David Tweed expelled from Orange Order due to abuse conviction
The former Ireland international rugby player, David Tweed, has been expelled as a member of the Orange Order after he was convicted of child sex abuse.
Tweed was found guilty on Wednesday of 13 charges of sexually abusing two girls over an eight-year period.
He is also an elected Ballymena councillor and a member of the Royal Black Institution (RBI).
A spokesman for the RBI said the process of expelling Tweed from the organisation has begun.
The convicted councillor is due to be sentenced in the New Year, after victim impact assessments have been carried out.
'Right of appeal'
The 53-year-old, who played rugby for both Ireland and Ulster, is currently suspended from the Traditional Unionist Voice (TUV) party.
He joined the TUV in November 2010 but his membership was put on hold when he was charged with the sex abuse offences.

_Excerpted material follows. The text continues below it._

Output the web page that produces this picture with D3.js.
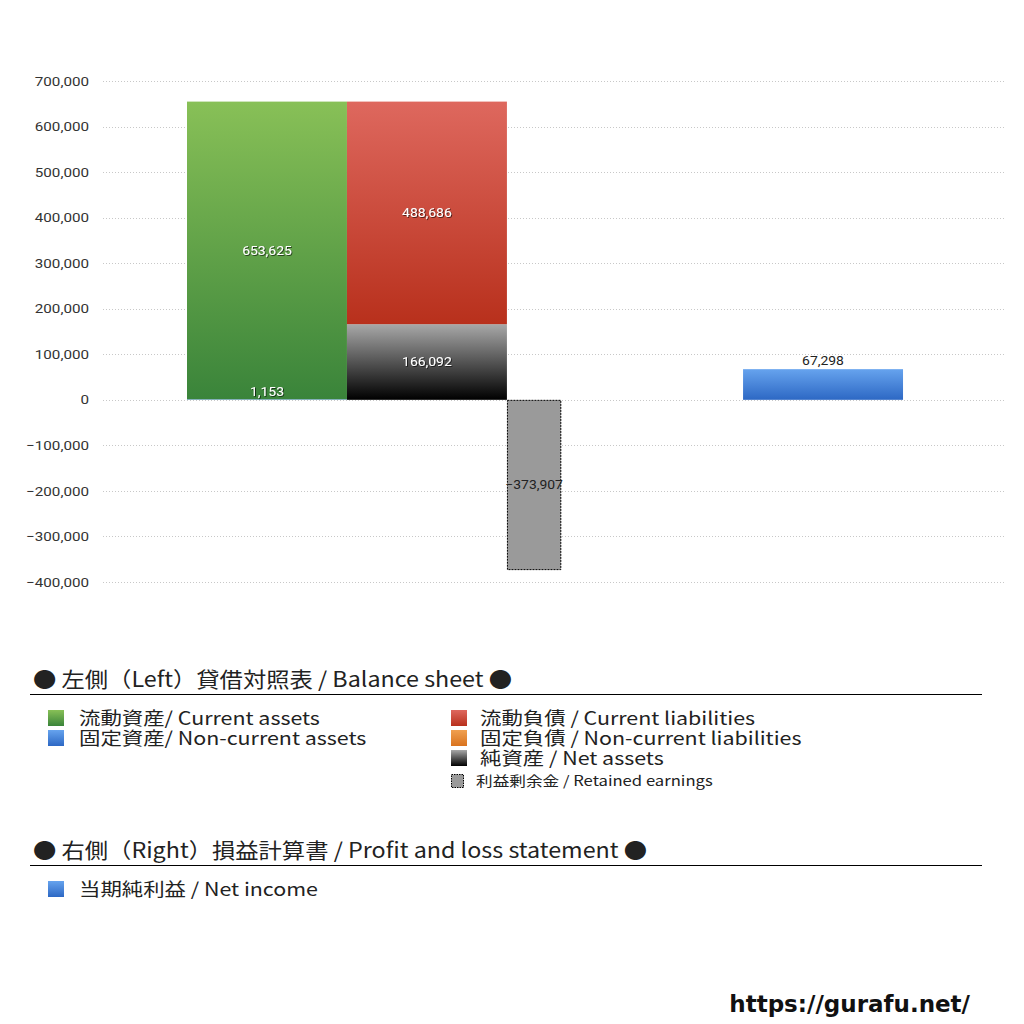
<!DOCTYPE html>
<html><head><meta charset="utf-8">
<script src="https://cdn.jsdelivr.net/npm/d3@7"></script>
<style>
body{margin:0;background:#fff;}
svg{display:block;font-family:"Noto Sans CJK JP","Noto Sans",sans-serif;}
</style></head>
<body><svg id="c" width="1024" height="1024"></svg>
<script>
// ---- data ----
const groups = ["left", "right"];
const currentAssets = 653625;
const nonCurrentAssets = 1153;
const currentLiabilities = 488686;
const nonCurrentLiabilities = 0;
const netAssets = 166092;
const retainedEarnings = -373907;
const netIncome = 67298;
const yTicks = [-400000, -300000, -200000, -100000, 0, 100000, 200000, 300000, 400000, 500000, 600000, 700000];
const legendLeftCol = ["流動資産/ Current assets", "固定資産/ Non-current assets"];
const legendRightCol = ["流動負債 /  Current liabilities", "固定負債 / Non-current liabilities", "純資産 / Net assets"];
const legendRetained = "利益剰余金 / Retained earnings";
const legendPL = ["当期純利益 / Net income"];
const header1 = "● 左側（Left）貸借対照表 / Balance sheet ●";
const header2 = "● 右側（Right）損益計算書 / Profit and loss statement ●";
const siteUrl = "https://gurafu.net/";

const svg = d3.select("#c");
const fmt = d3.format(",");
const plotL = 103, plotR = 1005;

const y = d3.scaleLinear().domain([-400000, 700000]).range([582, 81]);
const x = d3.scaleBand().domain(groups).range([187, 983]).paddingInner(0.328);
const bw = x.bandwidth() / 2;

// horizontal stretch of text about its anchor point
function stretch(sel, s) {
  sel.each(function () {
    const t = d3.select(this);
    const ax = +t.attr("x") || 0;
    const prev = t.attr("transform") || "";
    t.attr("transform", `${prev} translate(${ax},0) scale(${s},1) translate(${-ax},0)`);
  });
}

// gradients
const defs = svg.append("defs");
function grad(id, top, bottom) {
  const g = defs.append("linearGradient").attr("id", id).attr("x1", 0).attr("y1", 0).attr("x2", 0).attr("y2", 1);
  g.append("stop").attr("offset", "0%").attr("stop-color", top);
  g.append("stop").attr("offset", "100%").attr("stop-color", bottom);
}
grad("gGreen", "#88c057", "#3a843a");
grad("gBlue", "#66a3ee", "#2d68c4");
grad("gRed", "#de685e", "#b8301c");
grad("gOrange", "#f0a050", "#d9731e");
grad("gBlack", "#a8a8a8", "#000000");
const sh = defs.append("filter").attr("id", "shadow").attr("x", "-20%").attr("y", "-50%").attr("width", "140%").attr("height", "200%");
sh.append("feDropShadow").attr("dx", 0.8).attr("dy", 0.8).attr("stdDeviation", 0.4).attr("flood-color", "#000").attr("flood-opacity", 0.7);

// grid + y axis
const yAxis = d3.axisLeft(y).tickValues(yTicks).tickFormat(fmt).tickSize(0).tickPadding(14);
const ga = svg.append("g").attr("transform", `translate(${plotL},0)`).call(yAxis);
ga.select(".domain").remove();
ga.selectAll("text").attr("font-size", 13).attr("fill", "#333").attr("font-family", "Roboto, 'Noto Sans', sans-serif");
ga.selectAll(".tick text").each(function () {
  const t = d3.select(this);
  t.attr("transform", "scale(1.17,1)").attr("x", -14 / 1.17);
});
svg.append("g").selectAll("line").data(yTicks).join("line")
  .attr("x1", plotL).attr("x2", plotR).attr("y1", d => Math.round(y(d)) + 0.5).attr("y2", d => Math.round(y(d)) + 0.5)
  .attr("stroke", "#c8c8c8").attr("stroke-width", 1).attr("stroke-dasharray", "1,2");

// bars
const leftX = x("left");
const rightX = x("right") + x.bandwidth() / 4;
const segs = [
  {x: leftX, y0: 0, y1: nonCurrentAssets, fill: "url(#gBlue)", label: fmt(nonCurrentAssets), lc: "#fff", lab: "nca"},
  {x: leftX, y0: nonCurrentAssets, y1: nonCurrentAssets + currentAssets, fill: "url(#gGreen)", label: fmt(currentAssets), lc: "#fff"},
  {x: leftX + bw, y0: 0, y1: netAssets, fill: "url(#gBlack)", label: fmt(netAssets), lc: "#fff"},
  {x: leftX + bw, y0: netAssets, y1: netAssets + nonCurrentLiabilities, fill: "url(#gOrange)", label: null},
  {x: leftX + bw, y0: netAssets + nonCurrentLiabilities, y1: netAssets + nonCurrentLiabilities + currentLiabilities, fill: "url(#gRed)", label: fmt(currentLiabilities), lc: "#fff"}
];
const bars = svg.append("g");
bars.selectAll("rect").data(segs.filter(d => d.y1 !== d.y0)).join("rect")
  .attr("x", d => d.x).attr("width", bw)
  .attr("y", d => y(Math.max(d.y0, d.y1))).attr("height", d => Math.abs(y(d.y0) - y(d.y1)))
  .attr("fill", d => d.fill);

// retained earnings
const reW = bw * 0.34;
const reX = leftX + 2 * bw;
svg.append("rect").attr("x", reX + 0.5).attr("y", y(0) + 0.5).attr("width", reW - 1).attr("height", y(retainedEarnings) - y(0) - 1)
  .attr("fill", "#9a9a9a").attr("stroke", "#000").attr("stroke-width", 1).attr("stroke-dasharray", "2,1");

// net income
svg.append("rect").attr("x", rightX).attr("width", bw).attr("y", y(netIncome)).attr("height", y(0) - y(netIncome)).attr("fill", "url(#gBlue)");

// labels
const lg = svg.append("g").attr("font-size", 12).attr("text-anchor", "middle").attr("font-family", "Roboto, 'Noto Sans', sans-serif");
segs.filter(d => d.label).forEach(d => {
  let cy = (y(d.y0) + y(d.y1)) / 2;
  if (d.lab === "nca") cy = y(d.y1) - 7;
  lg.append("text").attr("x", d.x + bw / 2).attr("y", cy).attr("dy", "0.35em").attr("fill", d.lc).attr("filter", "url(#shadow)").text(d.label);
});
lg.append("text").attr("x", reX + reW / 2).attr("y", (y(0) + y(retainedEarnings)) / 2).attr("dy", "0.35em").attr("fill", "#222").text(fmt(retainedEarnings));
lg.append("text").attr("x", rightX + bw / 2).attr("y", y(netIncome) - 4).attr("fill", "#222").text(fmt(netIncome));
stretch(lg.selectAll("text"), 1.16);

// legend
const leg = svg.append("g").attr("fill", "#222");
const h1 = leg.append("text").attr("x", 33).attr("y", 687).attr("font-size", 21).text(header1);
leg.append("line").attr("x1", 30).attr("x2", 982).attr("y1", 694.5).attr("y2", 694.5).attr("stroke", "#000");
const sw = [["url(#gGreen)", "url(#gBlue)"], ["url(#gRed)", "url(#gOrange)", "url(#gBlack)"]];
const items = [];
legendLeftCol.forEach((t, i) => {
  leg.append("rect").attr("x", 48).attr("y", 710 + i * 20).attr("width", 16).attr("height", 16).attr("fill", sw[0][i]);
  items.push(leg.append("text").attr("x", 79).attr("y", 725 + i * 20).attr("font-size", 18).text(t));
});
legendRightCol.forEach((t, i) => {
  leg.append("rect").attr("x", 451).attr("y", 710 + i * 20).attr("width", 16).attr("height", 16).attr("fill", sw[1][i]);
  items.push(leg.append("text").attr("x", 480).attr("y", 725 + i * 20).attr("font-size", 18).text(t));
});
leg.append("rect").attr("x", 451.5).attr("y", 774.5).attr("width", 12).attr("height", 13)
  .attr("fill", "#9a9a9a").attr("stroke", "#000").attr("stroke-dasharray", "1.5,1");
items.push(leg.append("text").attr("x", 476).attr("y", 786).attr("font-size", 14).text(legendRetained));

const h2 = leg.append("text").attr("x", 33).attr("y", 858).attr("font-size", 21).text(header2);
leg.append("line").attr("x1", 30).attr("x2", 982).attr("y1", 865.5).attr("y2", 865.5).attr("stroke", "#000");
legendPL.forEach((t, i) => {
  leg.append("rect").attr("x", 48).attr("y", 881 + i * 20).attr("width", 16).attr("height", 16).attr("fill", "url(#gBlue)");
  items.push(leg.append("text").attr("x", 79).attr("y", 896 + i * 20).attr("font-size", 18).text(t));
});
items.forEach(s => stretch(s, 1.19));
stretch(h1, 1.11);
stretch(h2, 1.11);

svg.append("text").attr("x", 970).attr("y", 1012).attr("text-anchor", "end").attr("font-size", 23)
  .attr("font-weight", "bold").attr("font-family", "'DejaVu Sans', sans-serif").attr("fill", "#111").text(siteUrl);
</script></body></html>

In a statement, the party said: "TUV notes the conviction of Cllr David Tweed of offences relating to a period long before he was a member of this party.
"Cllr Tweed's party membership, in accordance with party rules, has been suspended since he was charged.
"We respect the jury's verdict and Mr Tweed's rights of appeal."
The Orange Order suspended Tweed's membership earlier this month, when details of the case became public, due to a court decision to lift reporting restrictions that had prevented the media from identifying the accused.
On Thursday, an Orange Order spokesman said: "Mr Tweed's conviction automatically terminates his membership of the Institution".
It is understood that while Orange Order rules allow immediate action to be taken against its members, the RBI's internal disciplinary procedures take longer to implement.
The organisation had previously suspended him in 2009 after he was charged by police in a separate child abuse case.
However, Tweed was reinstated after he was cleared of sexually abusing two girls.
On Thursday spokesman for the RBI said: "Following the conviction of David Tweed the process began yesterday (Wednesday) to expel him from the institution."
Tweed remains an elected member of Ballymena Borough Council, to which he was first elected in 1997.
In a statement, the council said: "We will be considering this matter in conjunction with the relevant electoral legislation; however, no final decision can be made on the matter until the exact sentence is known."
Tweed, who has been remanded in custody, has two previous convictions unrelated to the abuse case.
In 2008 he was convicted of drink-driving. In 1997, he was fined for assaulting a man in a Ballymoney pub.